Less than two months later, McCain was shot down during a mission over Hanoi. He ejected from the cockpit, breaking his right knee and both arms. Dragged from a lake by an angry crowd, he was bayoneted in the ankle and groin. Today McCain suffers from arthritis in his shoulders and knee, his records show, and he may need joint replacement surgery.

During the five and a half years of captivity that followed, McCain was held in solitary confinement for two years straight, inflicting psychological strain the senator has described as worse than a beating. He memorized the names of POWs, details of guards and interrogators and reconstructed books and movies in his mind. "It's an awful thing, solitary," McCain wrote in "Faith of My Fathers," his 1999 memoir. "I had to carefully guard against my fantasies becoming so consuming that they took me to a place in my mind from which I might fail to return."

What were perhaps McCain's darkest hours came in the summer of 1968, during three days of nearly continuous beatings and torture with ropes that left him in an interrogation cell with a broken arm, cracked ribs, broken teeth and lying in a puddle of his own blood and waste. He gathered enough strength to stand on a waste bucket and try, twice, to hang himself with his shirt. Both times guards disrupted his suicide attempts.

During McCain's first White House run, his unsuccessful battle with George Bush for the Republican presidential nomination in 1999 and 2000, he faced a whispering campaign from rivals that suggested his Vietnam ordeal had permanently damaged his psyche -- specifically, that his famed outbursts of temper might be a sign of something serious, like post-traumatic stress disorder.

It is well documented that the sort of treatment McCain endured can harm the mind.
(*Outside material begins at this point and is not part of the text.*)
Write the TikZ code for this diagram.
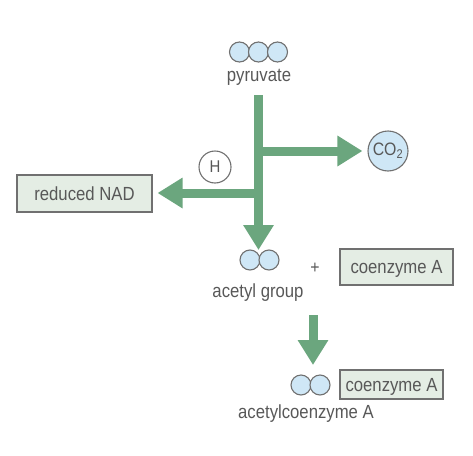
\documentclass[tikz,border=0pt]{standalone}
\usepackage{fontspec}
\setmainfont[FakeStretch=0.88]{Liberation Sans}
\usetikzlibrary{arrows.meta}
\definecolor{arrowgreen}{HTML}{6BA67E}
\definecolor{boxfill}{HTML}{E4EDE4}
\definecolor{boxline}{HTML}{707070}
\definecolor{ballfill}{HTML}{CFE7F6}
\definecolor{txt}{HTML}{585858}
\begin{document}
\begin{tikzpicture}[x=1pt,y=-1pt,
  lbl/.style={text=txt,font=\fontsize{19}{21}\selectfont,inner sep=0pt,anchor=base},
  box/.style={draw=boxline,fill=boxfill,line width=1.1pt,text=txt,
    font=\fontsize{19}{21}\selectfont,inner sep=0pt,text height=13.6pt,text depth=0pt},
  ball/.style={circle,draw=boxline,fill=ballfill,line width=1.1pt,minimum size=20pt,inner sep=0pt},
  bigarrow/.style={draw=arrowgreen,line width=9pt,-{Triangle[length=25pt,width=29pt]}}]
\useasboundingbox (0,0) rectangle (473,455);

% pyruvate
\node[ball] (p1) at (239.5,52) {};
\node[ball] (p2) at (258.5,52) {};
\node[ball] (p3) at (277.5,52) {};
\node[lbl] (pyr) at (259,81) {pyruvate};

% CO2 and H
\node[ball,minimum size=40pt,text=txt,font=\fontsize{18}{20}\selectfont] (co2) at (388,151) {CO\textsubscript{2}};
\node[circle,draw=boxline,fill=white,line width=1.1pt,minimum size=32pt,inner sep=0pt,
  text=txt,font=\fontsize{17}{19}\selectfont] (h) at (215,167) {H};

% reduced NAD
\node[box,minimum width=135pt,minimum height=37pt] (nad) at (84.5,193.5) {reduced NAD};

% acetyl group
\node[ball] (a1) at (250,260) {};
\node[ball] (a2) at (269,260) {};
\node[lbl] (acg) at (258,297) {acetyl group};
\node[text=txt,font=\fontsize{18}{20}\selectfont,inner sep=0pt] (plus) at (315,268) {+};
\node[box,minimum width=113pt,minimum height=36pt] (coa1) at (396.5,267) {coenzyme A};

% acetylcoenzyme A
\node[ball] (c1) at (301,385) {};
\node[ball] (c2) at (320,385) {};
\node[box,minimum width=103pt,minimum height=29pt] (coa2) at (391.5,384.5) {coenzyme A};
\node[lbl] (acoa) at (306,418) {acetylcoenzyme A};

% arrows
\coordinate (s0) at (258.5,95);
\coordinate (s1) at (258.5,250);
\coordinate (bR) at (258.5,151);
\coordinate (bL) at (258.5,193);
\draw[bigarrow] (s0) -- (s1);
\draw[bigarrow] (bR) -- ([xshift=-5pt]co2.west);
\draw[bigarrow] (bL) -- ([xshift=5pt]nad.east |- bL);
\coordinate (t0) at (313,315);
\draw[bigarrow] (t0) -- (313,365);
\end{tikzpicture}
\end{document}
A 1989 study in the Journal of Nervous and Mental Disease, one of many studies on the subject, showed that a third of American World War II prisoners of war met diagnostic criteria for PTSD fully 40 years after their release.

In 1999, McCain responded to the questions about his mental health by allowing selected reporters to peruse 1,500 pages of his health records dating back to his release from Hanoi in 1973. Reporters were not permitted to photocopy any of the documents. The reporters who looked at the records did not describe any mention of a PTSD diagnosis. However, they failed to note that it would have been impossible for McCain to receive such a diagnosis -- since the term "post-traumatic stress disorder" was not in use until seven years after McCain's release from captivity. The term first appeared in the American Psychiatric Association's Diagnostic and Statistical Manual of Mental Disorders in 1980.

There are behaviors associated with the candidate that would be consistent with a diagnosis of PTSD. Author Robert Timberg mentions McCain's intense explosions of anger --- a hallmark sign of lingering mental trauma from war -- in his book "John McCain: An American Odyssey." Timberg describes the episodes as "an eruption of temper out of all proportion to the provocation." Timberg, who McCain has said "knows more about me than I do," wrote that McCain's sudden fury is a result of Vietnam coming "back to haunt him." McCain has himself described having an adverse reaction to the sound of jangling keys, which reminds him of his Vietnam jailers. McCain also told doctors that during solitary confinement he had strayed pretty "far out" and had referred to himself as "mentally deteriorating."